Written during the McCarthy era of suspicion and paranoia,
Bradbury had a hard time placing his novel for publication. He recalled
the person that eventually did publish it. “A young man came along. He
was starting a new magazine. He was roughly the same age as I was.”
Bradbury was twenty-six at the time. “He said, ‘I don’t have much
money, can you sell me a story of some sort?’ I said, ‘Look, I’ve got
this new novel in three parts, ‘Fahrenheit 451,’ can you buy that from
me?’ He said, ‘Yes, I’ll give you three hundred dollars.’ So, in late
winter of 1953, ‘Fahrenheit 451’ appeared in the first issues of
Playboy Magazine. Hugh Hefner has been a good friend for fifty years.”

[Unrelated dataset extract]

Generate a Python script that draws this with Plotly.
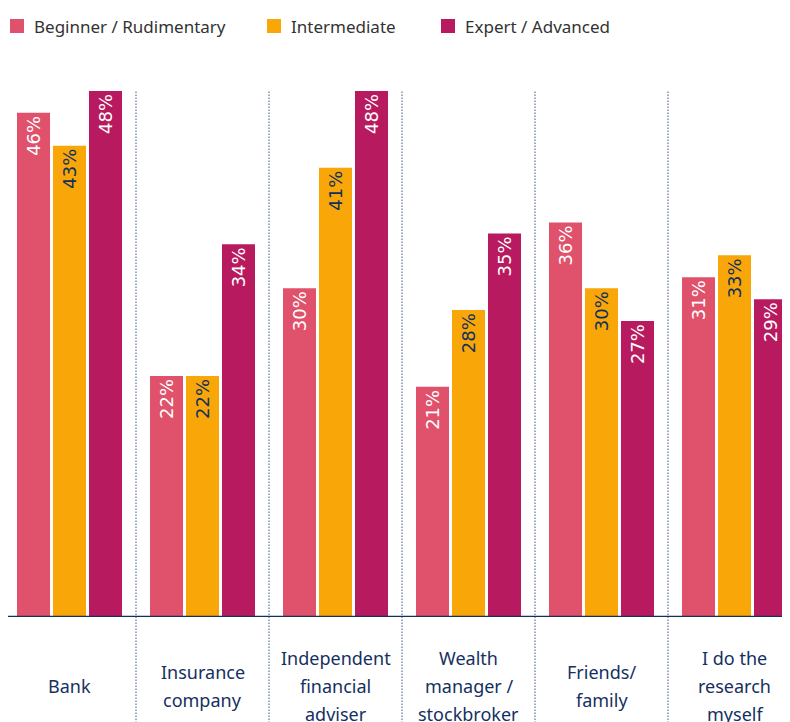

Ray Brabury discussed his novel 'Fahrenheit 451" at the West Hollywood Book Fair


Around this time, twenty-seven of Bradbury's stories were
adapted by EC Comics. “They stole the stories! I caught them at it!” he
recalled with a smile. “I trapped them and they started to pay me and
the adaptations came out very well. The illustrations were beautiful. I
am very proud of my association with that comic magazine.”

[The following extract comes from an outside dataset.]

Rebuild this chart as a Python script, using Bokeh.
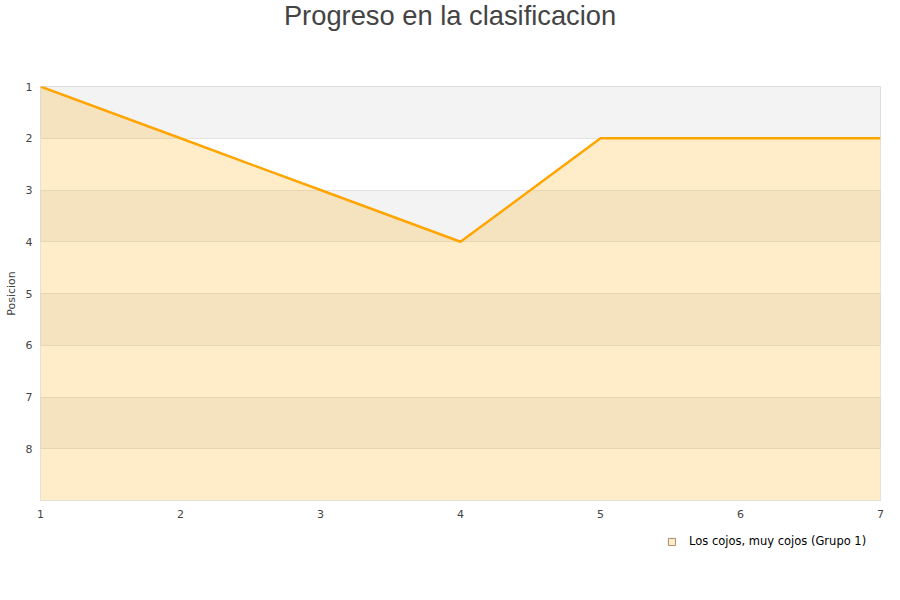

Despite the way that situation began, Bradbury feels his
stories appearing in comics form made sense. “I started my life with
comic strips. When I was nine years old, Buck Rodgers came into my
life. I looked at Buck Rodgers. He pulled me into the future and I
never came back. Buck Rodgers is one of my fathers. It’s natural I
would want to be in comic strips.”



Shifting from the stage and magazines to the screen, Bradbury
talked about his early cinematic experiences. “I started going to films
when I was three-years-old. I saw ‘The Hunchback of Notre Dame’ with
Lon Cheney. I saw ‘Phantom of the Opera.’ I saw the dinosaur film, [The
Lost World], when I was seven and dinosaurs changed me for life. I met
Ray Harryhausen when I was eighteen and we promised each other to
someday do a film together.” In 1952, Harryhausen created the creature
for “The Beast from 20,000 Fathoms,” based on Bradbury’s short story,
“The Foghorn.”



“The Foghorn” grew from Bradbury’s boyhood love of dinosaurs.
Like “The Beast from 20,000 Fathoms,” that love would lead to another
film, John Huston’s 1956 version of “Moby Dick.” “[‘The Foghorn’] was
the first story in [the short story collection] ‘The Golden Apples of
the Sun,’” Bradbury explained. “I gave a copy of that book to John
Huston. He read that first story and later told me he gave me the job
because he read my story about dinosaurs.” Working on the film was not
the happiest of experiences and would later form the basis for the
novel, “Green Shadows, White Whale.”



It was during this time that the stage entered the circle of
Bradbury’s loves. “I went to work in Ireland for a whole year writing
screenplay of ‘Moby Dick,’” he remembered. “While I was in Dublin, I
saw the work of Sean O’Casey on the stage there. I saw George Bernard
Shaw’s production of ‘Saint Joan’ and these productions began to teach
me to write for the stage.” All the while, he would receive letters
from friends sure that Bradbury would come home and write something
about Ireland. He would write back with, ‘No, I don’t think I will.’
Eventually, that position changed. “When I’d been home about a year, a
voice cried out inside my head, ‘Rick, darlin’!’

















Many of EC Comics' adaptations of Ray Bradbury stories were collected in "Tomorrow Midnight"


“I said, ‘Who is it?’



“He said, ‘It’s your cab driver that drove you every night
from Gillcock to Dublin and from Dublin to Gillcock to meet with John
Huston. Do you remember all that, Ray?’



“I said, ‘Yes.’



He said, ‘Would you mind putting it down?’ So I began to
write one act plays about Ireland and I didn’t know if they were any
good or not.”



Eventually a friend of Bradbury’s asked about the plays. “He
said, ‘Come to my house next Thursday night. I’ll have some actors
there and they’ll stand up and read your plays to you and you’ll be
able to tell if they’re any good.’ So, the next Thursday night, I went
to his house and he had actors there and they read my plays and we fell
on the floor. The goddamned things work! So at long last, I was
thirty-seven-years-old, [and] I was beginning to write plays that
worked.” This would eventually lead to his long form play about
Ireland, “Falling Upward.”



Working out of Desilu Studios (now part of the Paramount
lot), Bradbury put on productions of plays such as “The Pedestrian” and
“The Wonderful Ice Cream Suit.” Performed with amateurs and minimal
lighting and direction, Bradbury discovered despite the technical
difficulties, his plays really did work. He opened “The World of Ray
Bradbury” in New York in 1964. “You feel your way, don’t you,” Bradbury
said. “You love something and you do it. Then it works, or it doesn’t.
Then you do something else that you love.”



Eventually, Bradbury even made that stage version of “Fahrenheit 451” work.